There's another avenue of self-control I quickly want to touch on, and this deals with women and emotions. We, as women, should not accept the saying that women are more emotional than men because the truth is, God created BOTH men and women with the same emotions and BOTH need to learn mastery over them. It's just that society has conditioned men to suppress many of their emotions and has produced messages such as "don't cry like a girl" and "be a man" to train boys from a young age that for the most part, emotions associated with vulnerability (like crying, fear, etc.) belong to women. And because of this conditioning, women have gone along with it for centuries, and now it has turned into people using these 'vulnerable' emotions as excuses.  
(Let me just add here that I am not advocating that men should start displaying these 'vulnerable' emotions to everyone. I'm all for promoting bravery and strength and teaching boys how to be masculine men. But I also don't think girls should be conditioned to get used to crying at everything either. I'm also all for promoting bravery and strength in girls. These are not just masculine traits, nor should they, along with many other emotions, be gender stereotyped.)
In all my work with kids over the past year, I can tell you I've seen boys explode with anger, yell until the roof lifted from the house (figurative), fight, punch, break things, and hurt others out of anger, but never once have I seen a girl respond the same way.

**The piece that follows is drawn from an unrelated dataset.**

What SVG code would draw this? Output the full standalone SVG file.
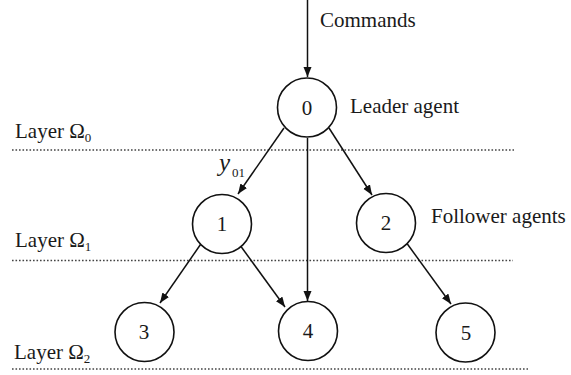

Girls get angry but they're more likely to start strongly crying or say unkind words. Interesting how boys are taught that crying is 'bad' or somehow 'unmanly' but then yelling and bursting with anger is okay???? That doesn't make any sense. Anger needs to be controlled just as much as crying does. This is partly why I love my job because I help people learn responsibility, accountability, and respect by instilling in them good morals and behaviors that will benefit society and their future families. Each person, child and adult, is responsible for his/her own emotions. That's why self-control needs to start being taught at an early age so kids will become emotionally stable and mentally mature adults.  

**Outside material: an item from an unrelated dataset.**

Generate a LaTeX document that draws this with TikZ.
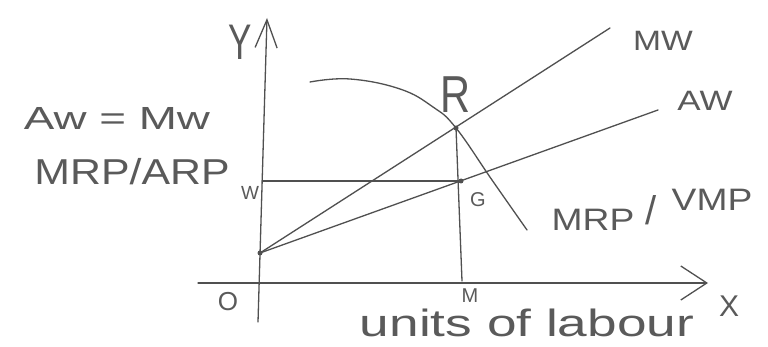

A baby doesn't know self-control. It cries easily, hits, and throws fits. Adults should not act the same. If you can't hold a conversation with another adult because he/she is "too emotional" or "cries easily" or can't talk without getting angry, what does that leave you thinking? Proverbs 25:28 tells us that he has never learned the strength of self-control and his spirit is vulnerable and open to attack. Plainly speaking, he has no walls. 

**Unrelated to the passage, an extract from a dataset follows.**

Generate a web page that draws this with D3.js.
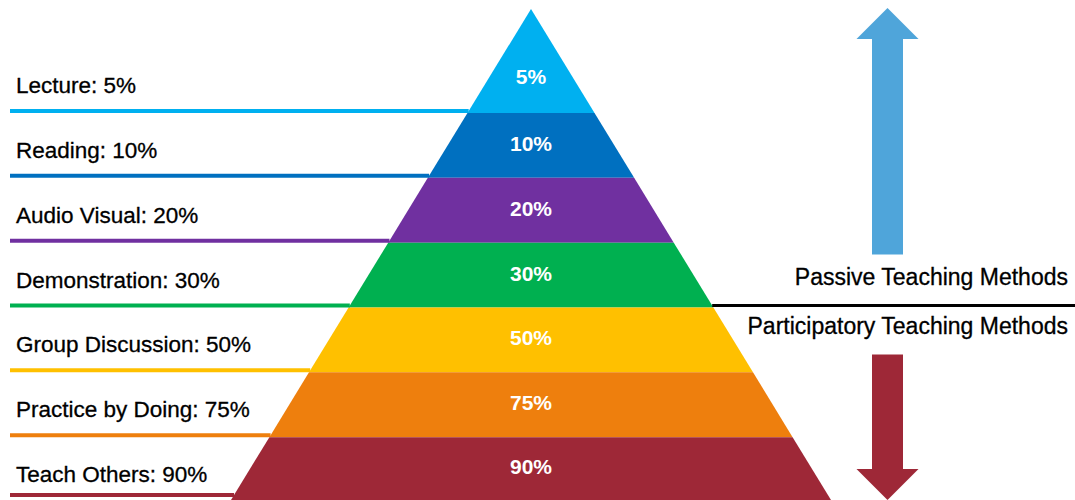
<!DOCTYPE html>
<html>
<head>
<meta charset="utf-8">
<script src="https://cdn.jsdelivr.net/npm/d3@7"></script>
<style>
  body { margin: 0; background: #fff; }
  text { font-family: "Liberation Sans", Arial, sans-serif; }
</style>
</head>
<body>
<script>
let w = 1075;
let h = 500;

// data
var methods = ["Lecture", "Reading", "Audio Visual", "Demonstration", "Group Discussion", "Practice by Doing", "Teach Others"];
var retention = [5, 10, 20, 30, 50, 75, 90];
var bandColors = ["#00B0F0", "#0070C0", "#7030A0", "#00B050", "#FFC000", "#EE7F0D", "#9E2837"];
var groupLabels = ["Passive Teaching Methods", "Participatory Teaching Methods"];
var groupColors = ["#4FA5DA", "#9E2837"];

// layout
let apexX = 531;
let apexY = 9;
let splitIndex = 3; // passive / participatory split after Demonstration

let svg = d3.select("body").append("svg").attr("width", w).attr("height", h);

// band bottoms
let yScale = d3.scaleLinear().domain([0, methods.length - 1]).range([113, 502]);
// half width of pyramid by y
let halfW = d3.scaleLinear().domain([apexY, 500]).range([0, 300]);

var bands = methods.map(function(m, i) {
    var last = i == methods.length - 1;
    return {
        name: m,
        value: retention[i],
        color: bandColors[i],
        top: i == 0 ? apexY : yScale(i - 1),
        bottom: last ? h + 20 : yScale(i),
        mid: i == 0 ? apexY + (yScale(0) - apexY) * 2 / 3 : (yScale(i - 1) + Math.min(yScale(i), h)) / 2,
        line: last ? h - 5 : yScale(i) - 2
    };
});

// pyramid bands
svg.selectAll("path.band")
    .data(bands)
    .enter()
    .append("path")
    .attr("class", "band")
    .attr("fill", function(d) { return d.color; })
    .attr("d", function(d) {
        var t = halfW(d.top), b = halfW(d.bottom);
        return `M${apexX - t} ${d.top} L${apexX + t} ${d.top} L${apexX + b} ${d.bottom} L${apexX - b} ${d.bottom} Z`;
    });

// percent labels inside
svg.selectAll("text.pct")
    .data(bands)
    .enter()
    .append("text")
    .attr("class", "pct")
    .attr("x", apexX)
    .attr("y", function(d) { return d.mid; })
    .attr("text-anchor", "middle")
    .attr("dominant-baseline", "middle")
    .style("font-size", "21px")
    .style("font-weight", "bold")
    .style("fill", "#fff")
    .text(function(d) { return d.value + "%"; });

// leader lines on the left
svg.selectAll("line.leader")
    .data(bands)
    .enter()
    .append("line")
    .attr("class", "leader")
    .attr("x1", 10)
    .attr("x2", function(d) { return apexX - halfW(d.line); })
    .attr("y1", function(d) { return d.line; })
    .attr("y2", function(d) { return d.line; })
    .attr("stroke", function(d) { return d.color; })
    .attr("stroke-width", 4);

svg.selectAll("text.label")
    .data(bands)
    .enter()
    .append("text")
    .attr("class", "label")
    .attr("x", 16)
    .attr("y", function(d, i) { return d.line - (i == methods.length - 1 ? 13 : 18); })
    .style("font-size", "22.5px")
    .style("fill", "#000")
    .style("stroke", "#000")
    .style("stroke-width", 0.3)
    .text(function(d) { return d.name + ": " + d.value + "%"; });

// divider on the right
let divY = bands[splitIndex].line;
svg.append("line")
    .attr("x1", apexX + halfW(divY))
    .attr("x2", w)
    .attr("y1", divY)
    .attr("y2", divY)
    .attr("stroke", "#000")
    .attr("stroke-width", 3);

svg.selectAll("text.group")
    .data(groupLabels)
    .enter()
    .append("text")
    .attr("class", "group")
    .attr("x", 1068)
    .attr("y", function(d, i) { return i == 0 ? divY - 21 : divY + 28; })
    .attr("text-anchor", "end")
    .style("font-size", "23px")
    .style("stroke", "#000")
    .style("stroke-width", 0.3)
    .text(function(d) { return d; });

// arrows
let ax = 887.5, shaft = 15.5, head = 31, headH = 31;
let upTop = 8, upBottom = divY - 51;
svg.append("path")
    .attr("fill", groupColors[0])
    .attr("d", `M${ax} ${upTop} L${ax + head} ${upTop + headH} L${ax + shaft} ${upTop + headH} L${ax + shaft} ${upBottom} L${ax - shaft} ${upBottom} L${ax - shaft} ${upTop + headH} L${ax - head} ${upTop + headH} Z`);

let dnTop = divY + 49, dnBottom = 500;
svg.append("path")
    .attr("fill", groupColors[1])
    .attr("d", `M${ax} ${dnBottom} L${ax + head} ${dnBottom - headH} L${ax + shaft} ${dnBottom - headH} L${ax + shaft} ${dnTop} L${ax - shaft} ${dnTop} L${ax - shaft} ${dnBottom - headH} L${ax - head} ${dnBottom - headH} Z`);
</script>
</body>
</html>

I was also thinking about how we can use our inner strength for God's glory. When unbelievers or even other believers see a person who calls himself a Christian but does not possess any temperance or self-control, what do they think? Does that "Chrisian" bring a good name to God? Most likely not. Others might view him as a hypocrite or Pharisee. Whether you eat, drink, work on your inner strength, crucify the old man, add to your faith, or WHATEVER you do, do it for God so he can be glorified. When we learn to master ourselves, we look a little more like Jesus and that promotes him to others. 😊
It'd do us all so much good to glare into our own loves and see where we need to work on self-control. Maybe it's an emotion, maybe it's an action. And if you have kids or grandkids, I'd encourage you to teach them how to handle emotions properly. Teach them to speak truth in their heart to build up the broken-down walls and guide them on how to rule their own spirits. Self-control is protection and a lack thereof can give Satan a foothold. Remember that the greatest battles are first fought within. Control your own emotions. Don't let them control you. 

Women with inner strength: 
May we be them.
May we know them.
May we raise them. 


Proverbs 16:32 - "He that is slow to anger is better than the mighty; and he that ruleth his spirit than he that taketh a city."